A few of Jackie Weisberg's images from the series Gowanus Impressions appear as surreal as anything by Brown or Rubin, despite the fact that they are straight photos. Working in the tradition of the photo essay, Weisberg captures the strangeness of the environs of the Gowanus Canal, one of the most polluted bodies of water in the country and a Superfund site. Grandiose and baroque industrial structures, now dilapidated, toxic sunsets, and the sinister marbled sludge of the canal waters themselves—even some tattered plastic caught on barbed wire and blowing in the wind—appear engendered by the artistic imagination, even though they merely document a very real, and very troubled, locale.

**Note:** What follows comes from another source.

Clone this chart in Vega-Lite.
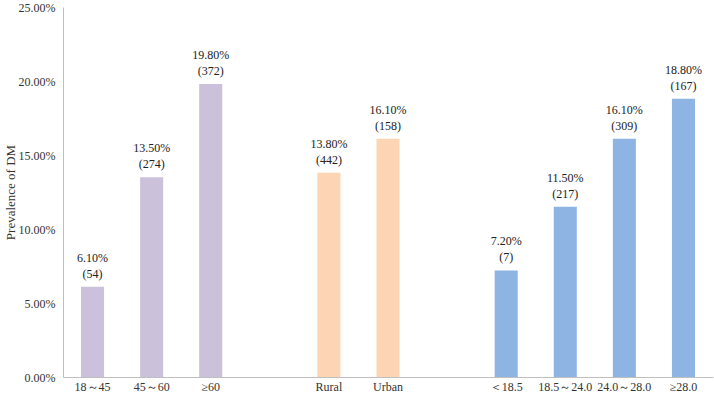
{
  "$schema": "https://vega.github.io/schema/vega-lite/v6.json",
  "autosize": {"type": "none"},
  "width": 650,
  "height": 370,
  "padding": {"left": 63, "top": 7, "right": 1, "bottom": 24},
  "background": "white",
  "config": {
    "view": {"stroke": null},
    "font": "Liberation Serif",
    "axis": {"labelFont": "Liberation Serif", "titleFont": "Liberation Serif", "labelColor": "#333333", "titleColor": "#333333", "domainColor": "#BFBFBF", "grid": false, "ticks": false}
  },
  "data": {
    "values": [
      {"category": "18～45", "group": "Age", "prevalence": 0.061, "n": 54},
      {"category": "45～60", "group": "Age", "prevalence": 0.135, "n": 274},
      {"category": "≥60", "group": "Age", "prevalence": 0.198, "n": 372},
      {"category": "Rural", "group": "Residence", "prevalence": 0.138, "n": 442},
      {"category": "Urban", "group": "Residence", "prevalence": 0.161, "n": 158},
      {"category": "＜18.5", "group": "BMI", "prevalence": 0.072, "n": 7},
      {"category": "18.5～24.0", "group": "BMI", "prevalence": 0.115, "n": 217},
      {"category": "24.0～28.0", "group": "BMI", "prevalence": 0.161, "n": 309},
      {"category": "≥28.0", "group": "BMI", "prevalence": 0.188, "n": 167}
    ]
  },
  "transform": [{"calculate": "'(' + datum.n + ')'", "as": "nLabel"}],
  "encoding": {
    "x": {
      "field": "category",
      "type": "nominal",
      "sort": null,
      "scale": {
        "domain": ["18～45", "45～60", "≥60", " ", "Rural", "Urban", "  ", "＜18.5", "18.5～24.0", "24.0～28.0", "≥28.0"],
        "paddingInner": 0.61,
        "paddingOuter": 0.305
      },
      "axis": {"title": null, "labelAngle": 0, "labelFontSize": 12, "labelPadding": 4, "domainWidth": 1}
    },
    "y": {
      "field": "prevalence",
      "type": "quantitative",
      "scale": {"domain": [0, 0.25], "nice": false},
      "axis": {"title": "Prevalence of DM", "format": ".2%", "values": [0, 0.05, 0.1, 0.15, 0.2, 0.25], "labelFontSize": 12, "labelPadding": 8, "titleFontSize": 13, "titleFontWeight": "normal", "titleX": -46, "domainWidth": 1}
    }
  },
  "layer": [
    {
      "mark": {"type": "bar"},
      "encoding": {
        "color": {
          "field": "group",
          "type": "nominal",
          "scale": {"domain": ["Age", "Residence", "BMI"], "range": ["#CCC1DA", "#FCD5B5", "#8EB4E3"]},
          "legend": null
        }
      }
    },
    {
      "mark": {"type": "text", "baseline": "middle", "dy": -29, "fontSize": 12, "color": "#222222", "font": "Liberation Serif"},
      "encoding": {"text": {"field": "prevalence", "type": "quantitative", "format": ".2%"}}
    },
    {
      "mark": {"type": "text", "baseline": "middle", "dy": -13, "fontSize": 12, "color": "#222222", "font": "Liberation Serif"},
      "encoding": {"text": {"field": "nLabel", "type": "nominal"}}
    }
  ]
}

It might seem odd to consider Carl Ferrero's works in terms of a discussion of place, as they comprise relatively whimsical watercolors, often with a textual or conceptual bent. Yet a few of his works, chiefly trompe l'oeil sculptural objects, evoke parts of Red Hook as vividly as a photograph. The fallen, abstracted stop sign of A Punch up the Bracket conjures any number of derelict street corners. More Songs About Anger and Unrest, a row of carefully handmade bits of illusionistic urban flotsam that rest on the floor, synecdochically represents a very particular class of litter-strewn sidewalk, in the fall, probably near a subway, where passersby drink certain kinds of juice and smoke specific brands of cigarettes. It's a world in a nutshell, or, rather, a lovingly crafted pile of trash.

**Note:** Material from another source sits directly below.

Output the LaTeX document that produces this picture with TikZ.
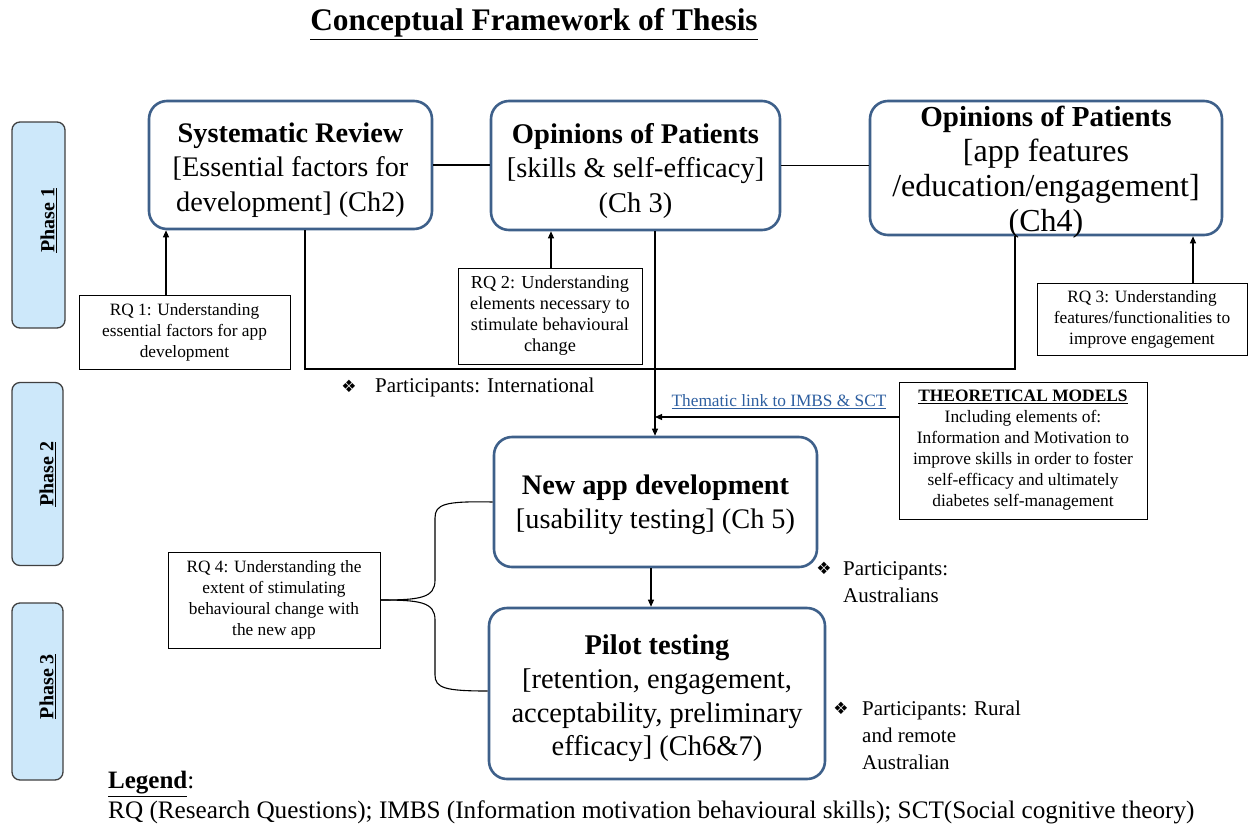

For Nathan Bett, place is the people who live there. A digital update of street photography, Bett's multiple exposures of passersby looking at him and his camera, collapsed into a single image, appear slightly hyperreal. While everyone in his pictures engages in the same activity, differences in setting, clothing, posture, attitude, and expression mark the images with their specific locale, whether Brooklyn, Manhattan, or Beijing. Positing a new relationship—positional, technological, cultural—between the photographer and his subject, Bett discovers that the three most important things in art are still sometimes location, location, location.

Written by Joseph Wolin

ABOUT THE SHORT LIST CURATOR Joseph R. Wolin is an independent curator and critic based in New York. He is the 2012 – 2013 Art Critic in Residence at the Bronx Museum, and a frequent contributor to Time Out New York. Exhibitions he has organized have been seen at The Aldrich Contemporary Art Museum, Ridgefield, CT; Center for Photography at Woodstock, Woodstock, NY; Islip Art Museum, East Islip, NY; Museo de Arte Contemporáneo, Monterrey, Nuevo Leon, Mexico; Museo de Arte de Puerto Rico, San Juan, PR; Thread Waxing Space, New York, NY; and Tyler School of Art, Philadelphia, PA. From 2003 to 2005, his exhibition of the work of the Winnipeg-based art collective, The Royal Art Lodge: Ask the Dust, traveled to six museums in four countries, including The Drawing Center, New York, NY; the Power Plant, Toronto, Canada; the Seoul Museum of Art, and The Museum of Contemporary Art, Los Angeles, CA. Teaching art history, art theory, critical writing, and curating, he is currently a professor at Parsons The New School for Design, NY; the School of the Museum of Fine Arts, Boston; and Drew University, NJ.